:: PROBLEM REQUIREMENTS ::
Leaving out every picture, quote the data below exactly as it appears.

:: DATA SEGMENT ::
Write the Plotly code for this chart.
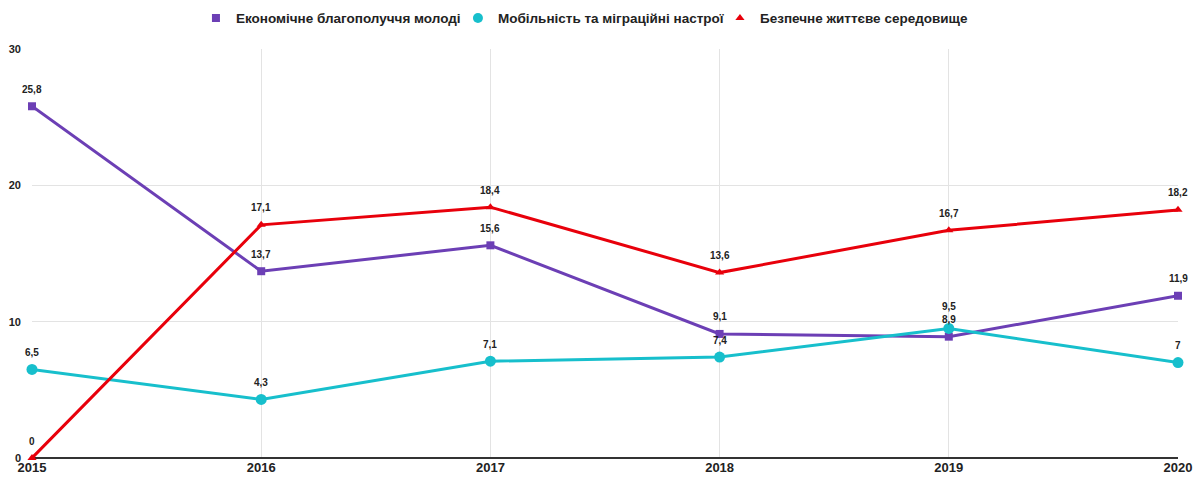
import plotly.graph_objects as go

years = [2015, 2016, 2017, 2018, 2019, 2020]
econ = [25.8, 13.7, 15.6, 9.1, 8.9, 11.9]
mobil = [6.5, 4.3, 7.1, 7.4, 9.5, 7.0]
safe = [0, 17.1, 18.4, 13.6, 16.7, 18.2]

names = ["Економічне благополуччя молоді", "Мобільність та міграційні настрої", "Безпечне життєве середовище"]
colors = ["#6c3fb5", "#17bfcc", "#e8000b"]
symbols = ["square", "circle", "triangle-up"]
sizes = [8, 11, 8]
legend_sizes = [8, 10, 8]


def fmt(v):
    return ("%g" % v).replace(".", ",")


fig = go.Figure()
series = [econ, mobil, safe]
for vals, name, col, sym, sz, lsz in zip(series, names, colors, symbols, sizes, legend_sizes):
    fig.add_trace(go.Scatter(
        x=years, y=vals, name=name, mode="lines+markers", showlegend=False,
        line=dict(color=col, width=3),
        marker=dict(color=col, symbol=sym, size=sz),
        cliponaxis=False,
    ))
    # legend entry: marker only
    fig.add_trace(go.Scatter(
        x=[None], y=[None], name=name, mode="markers",
        marker=dict(color=col, symbol=sym, size=lsz),
    ))

# data labels
for si, vals in enumerate(series):
    for x, v in zip(years, vals):
        shift = 17
        if si == 1 and x == 2019:
            shift = 22
        fig.add_annotation(
            x=x, y=v, text=fmt(v), showarrow=False, yshift=shift,
            font=dict(family="Liberation Sans, Arial", size=10, color="#222222", weight="bold"),
        )

fig.update_layout(
    width=1194, height=478,
    margin=dict(l=32, r=16, t=49, b=20),
    plot_bgcolor="white", paper_bgcolor="white",
    font=dict(family="Liberation Sans, Arial", color="#222222"),
    showlegend=True,
    legend=dict(orientation="h", x=0.486, xanchor="center", y=0.962, yanchor="middle",
                yref="container", font=dict(size=13.5, weight="bold", color="#222222"),
                itemwidth=30, traceorder="normal",
                entrywidth=217, entrywidthmode="pixels"),
    xaxis=dict(range=[2015, 2020], tickvals=years, ticktext=[str(y) for y in years],
               showgrid=True, gridcolor="#e3e3e3", gridwidth=1, zeroline=False,
               tickfont=dict(size=13, weight="bold", color="#222222"), ticks="",
               showline=False, automargin=False),
    yaxis=dict(range=[0, 30], tickvals=[0, 10, 20, 30], showgrid=True, gridcolor="#e3e3e3",
               zeroline=True, zerolinecolor="#333333", zerolinewidth=1.5,
               tickfont=dict(size=11, weight="bold", color="#222222"), ticks="",
               ticklabelstandoff=10, automargin=False),
)

fig.write_html("out.html", config={"displayModeBar": False},
               post_script="document.body.style.margin='0';")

:: FULL RESPONSE ::
Write the Plotly code for this chart.
import plotly.graph_objects as go

years = [2015, 2016, 2017, 2018, 2019, 2020]
econ = [25.8, 13.7, 15.6, 9.1, 8.9, 11.9]
mobil = [6.5, 4.3, 7.1, 7.4, 9.5, 7.0]
safe = [0, 17.1, 18.4, 13.6, 16.7, 18.2]

names = ["Економічне благополуччя молоді", "Мобільність та міграційні настрої", "Безпечне життєве середовище"]
colors = ["#6c3fb5", "#17bfcc", "#e8000b"]
symbols = ["square", "circle", "triangle-up"]
sizes = [8, 11, 8]
legend_sizes = [8, 10, 8]


def fmt(v):
    return ("%g" % v).replace(".", ",")


fig = go.Figure()
series = [econ, mobil, safe]
for vals, name, col, sym, sz, lsz in zip(series, names, colors, symbols, sizes, legend_sizes):
    fig.add_trace(go.Scatter(
        x=years, y=vals, name=name, mode="lines+markers", showlegend=False,
        line=dict(color=col, width=3),
        marker=dict(color=col, symbol=sym, size=sz),
        cliponaxis=False,
    ))
    # legend entry: marker only
    fig.add_trace(go.Scatter(
        x=[None], y=[None], name=name, mode="markers",
        marker=dict(color=col, symbol=sym, size=lsz),
    ))

# data labels
for si, vals in enumerate(series):
    for x, v in zip(years, vals):
        shift = 17
        if si == 1 and x == 2019:
            shift = 22
        fig.add_annotation(
            x=x, y=v, text=fmt(v), showarrow=False, yshift=shift,
            font=dict(family="Liberation Sans, Arial", size=10, color="#222222", weight="bold"),
        )

fig.update_layout(
    width=1194, height=478,
    margin=dict(l=32, r=16, t=49, b=20),
    plot_bgcolor="white", paper_bgcolor="white",
    font=dict(family="Liberation Sans, Arial", color="#222222"),
    showlegend=True,
    legend=dict(orientation="h", x=0.486, xanchor="center", y=0.962, yanchor="middle",
                yref="container", font=dict(size=13.5, weight="bold", color="#222222"),
                itemwidth=30, traceorder="normal",
                entrywidth=217, entrywidthmode="pixels"),
    xaxis=dict(range=[2015, 2020], tickvals=years, ticktext=[str(y) for y in years],
               showgrid=True, gridcolor="#e3e3e3", gridwidth=1, zeroline=False,
               tickfont=dict(size=13, weight="bold", color="#222222"), ticks="",
               showline=False, automargin=False),
    yaxis=dict(range=[0, 30], tickvals=[0, 10, 20, 30], showgrid=True, gridcolor="#e3e3e3",
               zeroline=True, zerolinecolor="#333333", zerolinewidth=1.5,
               tickfont=dict(size=11, weight="bold", color="#222222"), ticks="",
               ticklabelstandoff=10, automargin=False),
)

fig.write_html("out.html", config={"displayModeBar": False},
               post_script="document.body.style.margin='0';")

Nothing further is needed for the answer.